雑記:松代

長野県長野市松代町は、江戸初期に真田信之が上田から転封となって以降、幕末まで真田家十万石の城下町として栄えた地である。

真田氏の居城であった松代城の前身は、武田信玄が築いた海津城で、近年城門などが復元整備された。


松代城下の長国寺は真田家の菩提寺であり、境内には真田家歴代墓所がある。

墓所は普段は施錠されており、受付で拝観料を払うと内部を拝観が可能である。

墓所の入口には、初代真田信之の霊廟があり(長国寺の写真は二十年ほど前に撮影したものであり、当時の記憶は曖昧であるが霊廟の写真は見当たらなかったので、撮影するのを失念したのかも知れない。
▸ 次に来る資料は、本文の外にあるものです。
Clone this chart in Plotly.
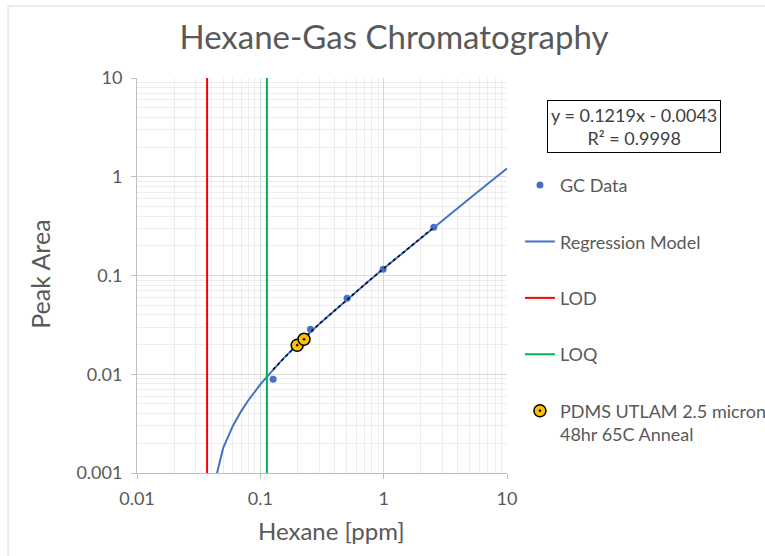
import plotly.graph_objects as go

# Calibration standards (GC)
gc_conc = [0.127, 0.255, 0.505, 0.99, 2.55]
gc_area = [0.0089, 0.0285, 0.0589, 0.1156, 0.308]

# Film samples
pdms_conc = [0.199, 0.226]
pdms_area = [0.0197, 0.0226]

# Linear fit reported in the equation box
SLOPE = 0.1219
INTERCEPT = -0.0043
R2 = 0.9998
model_x = [0.04, 0.05, 0.06, 0.07, 0.08, 0.09, 0.1, 0.15, 0.2, 0.3, 0.5,
           0.75, 1, 1.5, 2, 3, 5, 7.5, 10]
model_y = [SLOPE * v + INTERCEPT for v in model_x]

# Detection / quantitation limits
LOD = 0.037
LOQ = 0.113

y_ticks = [0.001, 0.01, 0.1, 1, 10]
y_ticktext = ["0.001", "0.01", "0.1", "1", "10"]
x_ticks = [0.01, 0.1, 1, 10]
x_ticktext = ["0.01", "0.1", "1", "10"]

FONT = "Lato, Carlito, Calibri, sans-serif"
GREY = "#595959"

fig = go.Figure()

fig.add_trace(go.Scatter(
    x=gc_conc, y=gc_area, mode="markers", name="GC Data",
    marker=dict(color="#4472C4", size=7), legendgroup="a"))

fig.add_trace(go.Scatter(
    x=model_x, y=model_y, mode="lines", name="Regression Model",
    line=dict(color="#4472C4", width=2), legendgroup="b"))

fig.add_trace(go.Scatter(
    x=[LOD, LOD], y=[0.001, 10], mode="lines", name="LOD",
    line=dict(color="#FF0000", width=2), legendgroup="c"))

fig.add_trace(go.Scatter(
    x=[LOQ, LOQ], y=[0.001, 10], mode="lines", name="LOQ",
    line=dict(color="#00B050", width=2), legendgroup="d"))

# Trendline over the calibration range (sampled so it bends on log axes)
lo, hi = gc_conc[0], gc_conc[-1]
trend_x = [lo] + [v for v in model_x if lo < v < hi] + [hi]
trend_y = [SLOPE * v + INTERCEPT for v in trend_x]
fig.add_trace(go.Scatter(
    x=trend_x, y=trend_y, mode="lines", showlegend=False,
    line=dict(color="#000000", width=1.5, dash="dot"), hoverinfo="skip"))

fig.add_trace(go.Scatter(
    x=pdms_conc, y=pdms_area, mode="markers",
    name="PDMS UTLAM 2.5 micron<br>48hr 65C Anneal",
    marker=dict(color="#FFC000", size=12, symbol="circle-dot",
                line=dict(color="#000000", width=1.5)),
    legendgroup="e"))

axis_common = dict(
    type="log",
    showgrid=True, gridcolor="#D9D9D9", gridwidth=1,
    minor=dict(dtick="D1", showgrid=True, gridcolor="#EDEDED", gridwidth=1),
    showline=True, linecolor="#BFBFBF", linewidth=1,
    ticks="outside", ticklen=5, tickcolor="#BFBFBF",
    tickfont=dict(family=FONT, size=18, color=GREY),
    zeroline=False,
)

fig.update_xaxes(**axis_common, range=[-2, 1], tickvals=x_ticks,
                 ticktext=x_ticktext, ticklabelstandoff=4)
fig.update_yaxes(**axis_common, range=[-3, 1], tickvals=y_ticks,
                 ticktext=y_ticktext, ticklabelstandoff=5)

# Axis titles
fig.add_annotation(xref="paper", yref="paper", x=0.527, y=-0.145,
                   xanchor="center", yanchor="middle", showarrow=False,
                   text="Hexane [ppm]", font=dict(family=FONT, size=24, color=GREY))
fig.add_annotation(xref="paper", yref="paper", x=-0.262, y=0.502,
                   xanchor="center", yanchor="middle", showarrow=False, textangle=-90,
                   text="Peak Area", font=dict(family=FONT, size=25, color=GREY))

# Equation box
fig.add_annotation(
    xref="paper", yref="paper", x=1.108, y=0.877, xanchor="left", yanchor="middle",
    text=f"y = {SLOPE}x - {abs(INTERCEPT)}<br>R² = {R2}", showarrow=False, align="center",
    font=dict(family=FONT, size=18, color="#404040"),
    bordercolor="#000000", borderwidth=1, borderpad=3, bgcolor="white")

# Outer chart frame
fig.add_shape(type="rect", xref="paper", yref="paper",
              x0=-0.3486, x1=1.75, y0=-0.25, y1=1.1823,
              line=dict(color="#D9D9D9", width=1), layer="below")

fig.update_layout(
    width=765, height=556,
    margin=dict(l=137, r=258, t=78, b=83, autoexpand=False),
    paper_bgcolor="white", plot_bgcolor="white",
    title=dict(text="Hexane-Gas Chromatography", xref="container", yref="container",
               x=0.515, y=0.932, xanchor="center", yanchor="middle",
               font=dict(family=FONT, size=33, color=GREY)),
    legend=dict(x=1.035, y=0.775, xanchor="left", yanchor="top",
                font=dict(family=FONT, size=18, color=GREY),
                tracegroupgap=30, valign="top", bgcolor="rgba(0,0,0,0)"),
    showlegend=True,
)

fig.write_html("out.html")
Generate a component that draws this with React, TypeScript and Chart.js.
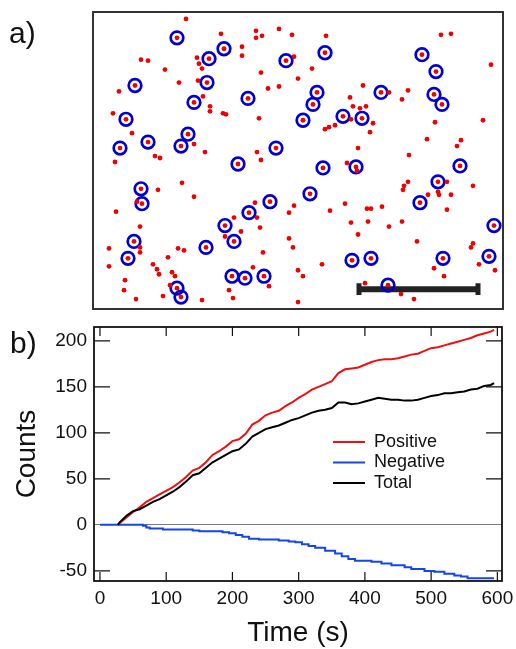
import { useEffect, useRef } from 'react';
import { Chart, registerables } from 'chart.js';

Chart.register(...registerables);

const FONT = "'Liberation Sans', Arial, sans-serif";
Chart.defaults.font.family = FONT;

// ---------- panel a: particle positions (image pixels) ----------
const plainDots: [number, number][] = [
  [93, 7], [128, 22], [163, 19], [169, 24], [163, 26], [186, 17], [199, 23], [149, 35], [149, 44],
  [104, 46], [106, 52], [109, 57], [48, 48], [55, 49], [72, 58], [201, 45], [168, 61], [205, 67],
  [26, 80], [86, 71], [105, 69], [186, 75], [175, 77], [110, 85], [117, 95], [117, 100], [130, 102],
  [133, 103], [166, 107], [20, 102], [39, 122], [101, 133], [112, 141], [164, 141], [62, 145], [67, 147],
  [233, 24], [219, 57], [270, 74], [257, 86], [260, 95], [267, 97], [273, 95], [258, 108], [280, 112],
  [277, 121], [242, 114], [236, 116], [232, 118], [296, 81], [315, 79], [309, 88], [348, 23], [358, 22],
  [342, 111], [398, 53], [390, 109], [334, 128], [368, 129], [364, 135], [265, 137], [316, 144],
  [22, 151], [168, 149], [89, 172], [65, 179], [101, 186], [44, 191], [23, 201], [162, 192], [201, 195],
  [196, 202], [141, 207], [164, 207], [167, 217], [148, 221], [132, 226], [47, 216], [47, 237], [47, 242],
  [16, 238], [16, 256], [85, 238], [91, 240], [75, 247], [170, 242], [196, 228], [200, 237], [60, 254],
  [64, 259], [66, 264], [79, 262], [82, 266], [160, 257], [176, 276], [205, 260], [32, 270], [31, 280],
  [77, 275], [70, 286], [43, 289], [109, 290], [136, 280], [140, 288], [205, 292], [254, 152], [264, 160],
  [354, 171], [315, 171], [311, 175], [310, 179], [335, 184], [345, 181], [346, 184], [358, 184], [380, 175],
  [237, 200], [252, 193], [274, 198], [278, 198], [289, 196], [354, 199], [258, 212], [275, 211], [296, 216],
  [309, 211], [265, 224], [324, 231], [380, 233], [378, 237], [229, 254], [386, 254], [402, 260], [341, 258],
  [351, 266], [210, 266], [272, 273], [308, 284], [321, 289],
];
const circledDots: [number, number][] = [
  [84, 26], [131, 37], [116, 47], [193, 49], [42, 74], [114, 71], [155, 87], [101, 91], [33, 108],
  [95, 123], [55, 131], [27, 137], [88, 135], [183, 137], [232, 41], [224, 81], [220, 93], [210, 109],
  [250, 105], [269, 107], [288, 81], [329, 43], [343, 60], [341, 83], [349, 93], [145, 153], [48, 178],
  [49, 193], [177, 191], [156, 202], [132, 215], [141, 231], [41, 231], [35, 248], [113, 237], [139, 266],
  [152, 268], [171, 266], [84, 278], [88, 287], [230, 157], [263, 156], [367, 155], [345, 171], [217, 183],
  [327, 192], [401, 215], [259, 250], [278, 248], [350, 248], [396, 246], [295, 275],
];
const scaleBarX = [266, 385];
const scaleBarY = 279;
const scaleBarCapY = [273, 285];
const imageW = 410;
const imageH = 299;

// ---------- panel b: counts vs time ----------
const timeS = [
  27, 30, 40, 50, 60, 70, 80, 90, 100, 110, 120, 130, 140, 150, 160, 170, 180, 190, 200, 210,
  220, 230, 240, 250, 260, 270, 280, 290, 300, 310, 320, 330, 340, 350, 360, 370, 380, 390, 400, 410,
  420, 430, 440, 450, 460, 470, 480, 490, 500, 510, 520, 530, 540, 550, 560, 570, 580, 590, 595,
];
const positiveCounts = [
  0, 2, 8, 14, 19, 25, 29, 33, 37, 41, 46, 52, 59, 62, 68, 76, 80, 85, 91, 93,
  99, 109, 113, 119, 122, 124, 129, 133, 138, 142, 147, 150, 153, 156, 165, 169, 170, 171, 174, 177,
  179, 180, 180, 181, 183, 185, 186, 189, 192, 193, 195, 197, 199, 201, 203, 206, 208, 210, 212,
];
const totalCounts = [
  0, 3, 10, 15, 17, 21, 25, 28, 32, 36, 41, 47, 54, 56, 62, 68, 72, 76, 80, 82,
  88, 96, 100, 104, 106, 108, 111, 114, 116, 119, 122, 124, 125, 127, 133, 133, 131, 132, 134, 136,
  138, 137, 136, 136, 135, 135, 136, 138, 140, 141, 143, 143, 144, 145, 147, 148, 151, 152, 154,
];
const negTimeS = [
  0, 65, 70, 75, 95, 140, 150, 185, 195, 205, 215, 225, 240, 270, 285, 295, 305, 315, 325, 340,
  355, 365, 375, 385, 410, 425, 440, 460, 470, 490, 505, 520, 535, 545, 555, 595,
];
const negativeCounts = [
  0, -1, -3, -4, -5, -6, -7, -8, -9, -11, -13, -15, -16, -17, -18, -19, -21, -23, -25, -28,
  -31, -34, -37, -39, -40, -42, -44, -46, -48, -50, -51, -53, -55, -56, -58, -58,
];
const xTicks = [0, 100, 200, 300, 400, 500, 600];
const yTicks = [-50, 0, 50, 100, 150, 200];

const RED = '#ee1010';
const BLUE = '#1446f0';
const DOT_RED = '#f00000';
const RING_BLUE = '#0000d2';

const frameA = {
  id: 'frameA',
  afterDatasetsDraw(chart: any) {
    const { ctx, chartArea: a } = chart;
    ctx.save();
    ctx.strokeStyle = '#333';
    ctx.lineWidth = 2;
    ctx.strokeRect(a.left, a.top, a.right - a.left, a.bottom - a.top);
    ctx.restore();
  },
};

const frameB = {
  id: 'frameB',
  afterDatasetsDraw(chart: any) {
    const { ctx, chartArea: a, scales } = chart;
    const x = scales.x;
    const y = scales.y;
    ctx.save();
    ctx.strokeStyle = '#111';
    ctx.lineWidth = 1.2;
    ctx.beginPath();
    for (const v of xTicks) {
      const px = x.getPixelForValue(v);
      ctx.moveTo(px, a.bottom);
      ctx.lineTo(px, a.bottom - 9);
      ctx.moveTo(px, a.top);
      ctx.lineTo(px, a.top + 9);
    }
    for (const v of yTicks) {
      if (v === 0) continue;
      const py = y.getPixelForValue(v);
      ctx.moveTo(a.left, py);
      ctx.lineTo(a.left + 16, py);
      ctx.moveTo(a.right, py);
      ctx.lineTo(a.right - 16, py);
    }
    ctx.stroke();
    ctx.lineWidth = 1.8;
    ctx.strokeRect(a.left, a.top, a.right - a.left, a.bottom - a.top);
    ctx.restore();
  },
};

const legendPlace = {
  id: 'legendPlace',
  afterLayout(chart: any) {
    const lg = chart.legend;
    if (!lg) return;
    lg.left = 330.5;
    lg.top = 112.5;
  },
};

export default function App() {
  const aRef = useRef<HTMLCanvasElement>(null);
  const bRef = useRef<HTMLCanvasElement>(null);

  useEffect(() => {
    const allDots = [...plainDots, ...circledDots].map(([x, y]) => ({ x, y }));
    const rings = circledDots.map(([x, y]) => ({ x, y }));
    const chartA = new Chart(aRef.current as HTMLCanvasElement, {
      type: 'scatter',
      data: {
        datasets: [
          {
            label: 'particles',
            data: allDots,
            pointRadius: 2.4,
            pointHoverRadius: 2.4,
            pointBackgroundColor: DOT_RED,
            pointBorderWidth: 0,
            clip: false,
          } as any,
          {
            label: 'detected',
            data: rings,
            pointRadius: 6.3,
            pointHoverRadius: 6.3,
            pointBorderWidth: 2.7,
            pointBorderColor: RING_BLUE,
            pointBackgroundColor: 'rgba(0,0,0,0)',
            clip: false,
          } as any,
          {
            label: 'scale bar',
            data: scaleBarX.map((x) => ({ x, y: scaleBarY })),
            showLine: true,
            borderColor: '#222',
            borderWidth: 6,
            pointRadius: 0,
            clip: false,
          } as any,
          {
            label: 'cap left',
            data: scaleBarCapY.map((y) => ({ x: scaleBarX[0], y })),
            showLine: true,
            borderColor: '#222',
            borderWidth: 5,
            pointRadius: 0,
            clip: false,
          } as any,
          {
            label: 'cap right',
            data: scaleBarCapY.map((y) => ({ x: scaleBarX[1], y })),
            showLine: true,
            borderColor: '#222',
            borderWidth: 5,
            pointRadius: 0,
            clip: false,
          } as any,
        ],
      },
      options: {
        responsive: false,
        animation: false,
        events: [],
        layout: { padding: { left: 93, right: 13, top: 12, bottom: 7 } },
        scales: {
          x: { type: 'linear', min: 0, max: imageW, display: false },
          y: { type: 'linear', min: 0, max: imageH, reverse: true, display: false },
        },
        plugins: { legend: { display: false }, tooltip: { enabled: false } },
      },
      plugins: [frameA],
    });

    const chartB = new Chart(bRef.current as HTMLCanvasElement, {
      type: 'line',
      data: {
        datasets: [
          {
            label: 'Positive',
            data: timeS.map((t, i) => ({ x: t, y: positiveCounts[i] })),
            borderColor: RED,
            backgroundColor: RED,
            borderWidth: 2,
            pointRadius: 0,
            tension: 0,
            order: 2,
          },
          {
            label: 'Negative',
            data: negTimeS.map((t, i) => ({ x: t, y: negativeCounts[i] })),
            borderColor: BLUE,
            backgroundColor: BLUE,
            borderWidth: 2,
            pointRadius: 0,
            stepped: true,
            order: 1,
          },
          {
            label: 'Total',
            data: timeS.map((t, i) => ({ x: t, y: totalCounts[i] })),
            borderColor: '#000',
            backgroundColor: '#000',
            borderWidth: 2,
            pointRadius: 0,
            tension: 0,
            order: 0,
          },
        ],
      },
      options: {
        responsive: false,
        animation: false,
        events: [],
        layout: { padding: { top: 9, right: 14, left: 0, bottom: 0 } },
        scales: {
          x: {
            type: 'linear',
            min: -9,
            max: 607,
            afterBuildTicks: (s: any) => {
              s.ticks = xTicks.map((v) => ({ value: v }));
            },
            afterFit: (s: any) => {
              s.height = 68;
              s.paddingLeft = 0;
              s.paddingRight = 0;
            },
            grid: { display: false, drawTicks: false },
            border: { display: false },
            ticks: { padding: 6, font: { size: 19 }, color: '#111', maxRotation: 0, autoSkip: false },
            title: {
              display: true,
              text: 'Time (s)',
              color: '#111',
              font: { size: 28, lineHeight: 1 },
              padding: { top: 0, bottom: 2 },
            },
          },
          y: {
            type: 'linear',
            min: -61,
            max: 215,
            afterBuildTicks: (s: any) => {
              s.ticks = yTicks.map((v) => ({ value: v }));
            },
            afterFit: (s: any) => {
              s.width = 94;
              s.paddingTop = 0;
              s.paddingBottom = 0;
            },
            grid: {
              drawTicks: false,
              lineWidth: 1,
              color: (c: any) => (c.tick && c.tick.value === 0 ? '#7a7a7a' : 'rgba(0,0,0,0)'),
            },
            border: { display: false },
            ticks: { padding: 7, font: { size: 19 }, color: '#111', autoSkip: false },
            title: {
              display: true,
              text: 'Counts',
              color: '#111',
              font: { size: 28, lineHeight: 1 },
              padding: { top: 13, bottom: 0 },
            },
          },
        },
        plugins: {
          tooltip: { enabled: false },
          legend: {
            position: 'chartArea' as any,
            align: 'start',
            labels: {
              usePointStyle: true,
              pointStyle: 'line',
              pointStyleWidth: 32,
              boxHeight: 18,
              padding: 2.5,
              color: '#111',
              font: { size: 18 },
              sort: (a: any, b: any) => a.datasetIndex - b.datasetIndex,
            },
          },
        },
      },
      plugins: [legendPlace, frameB],
    });

    return () => {
      chartA.destroy();
      chartB.destroy();
    };
  }, []);

  return (
    <div
      style={{
        position: 'absolute',
        left: 0,
        top: 0,
        width: 516,
        height: 649,
        background: '#fff',
        fontFamily: FONT,
        color: '#111',
      }}
    >
      <canvas ref={aRef} width={516} height={318} style={{ position: 'absolute', left: 0, top: 0 }} />
      <canvas ref={bRef} width={516} height={331} style={{ position: 'absolute', left: 0, top: 318 }} />
      <div style={{ position: 'absolute', left: 9, top: 18, fontSize: 30, lineHeight: '30px' }}>a)</div>
      <div style={{ position: 'absolute', left: 10, top: 328, fontSize: 30, lineHeight: '30px' }}>b)</div>
    </div>
  );
}
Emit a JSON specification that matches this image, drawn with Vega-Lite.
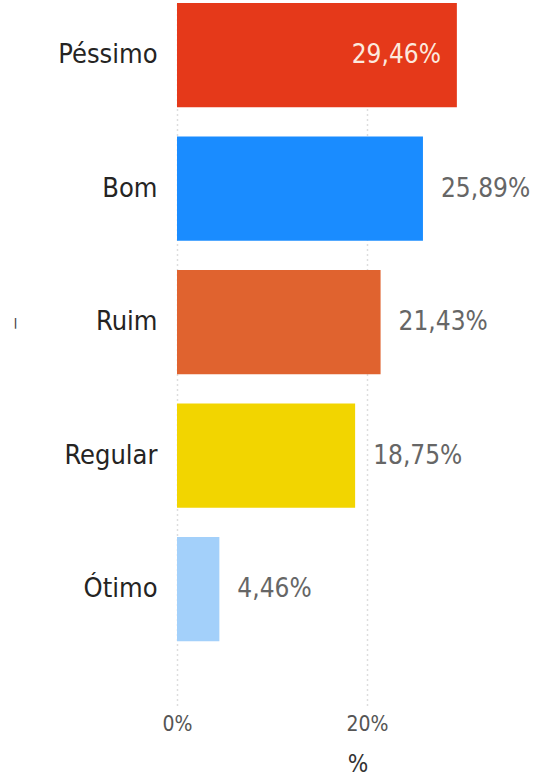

下の写真一枚目の後方に移っている建物が霊廟である)、墓所内には信之以下歴代藩主の墓塔が建ち並んでいる。

墓塔はいづれも宝篋印塔であるが、ただし形式や法量がすべてほぼ同じであることから、それぞれの当主の没後順次造立したものではなく、江戸時代後期に一度に造立したものと考えられる。

長国寺には信之の他に、三代幸道と四代信弘の廟が現存しており(幸道廟は現在は開山堂に転用)、元来藩主の墓所は墓塔ではなく霊廟であったと思われる。

五代信安の時代には、松代藩は深刻な財政難になったためにそれ以前のような廟が建造出来なくなり、信安以降に宝篋印塔に変わったのだと考えられ、おそらく四代以前の墓塔もその時に一度に造立したのであろう。

墓所内の一番奥まった所には初代信之の墓があり、家祖信之は死後に神としてまつられたために、この石塔にだけは鳥居が付随している。

信之の墓のみ隅飾りの形式が異なり、法量も他の塔と比べて若干大きいが、ただこの石塔も信之の没年よりもずっと後に造立されたものと思われるため、鳥居と同様に形式を代えることで家祖の信之を特別視したのであろうか。

信之の墓の向かいには、信之の祖父・幸綱、父・昌幸、兄・信綱の供養碑がある。


同じ松代町の大鋒寺は、元々は初代藩主真田信之(信幸)の隠居館があった場所であり、信之の死後にその法号にちなんで大鋒寺が建立され、この地にも墓塔と御霊屋が営まれた。

信之の墓塔である宝篋印塔は、三メートルを超える大型の石塔であり、信之の没年と法号を刻むが、こちらも長国寺の墓と同様に、石塔の形式からするに江戸時代後期の造立と考えられる(ただ同じ江戸時代後期でも、大鋒寺の宝篋印塔の方が造立年代はより古いと思われる)。

元々あった石塔が、江戸後期になって造立されなおされたのか、それとも当初は御霊屋だけで墓塔はなかったのかはわからない。

なお、この大鋒寺の信之霊廟(二枚目)は、長国寺のそれとは異なり書院を改装した簡素なものである。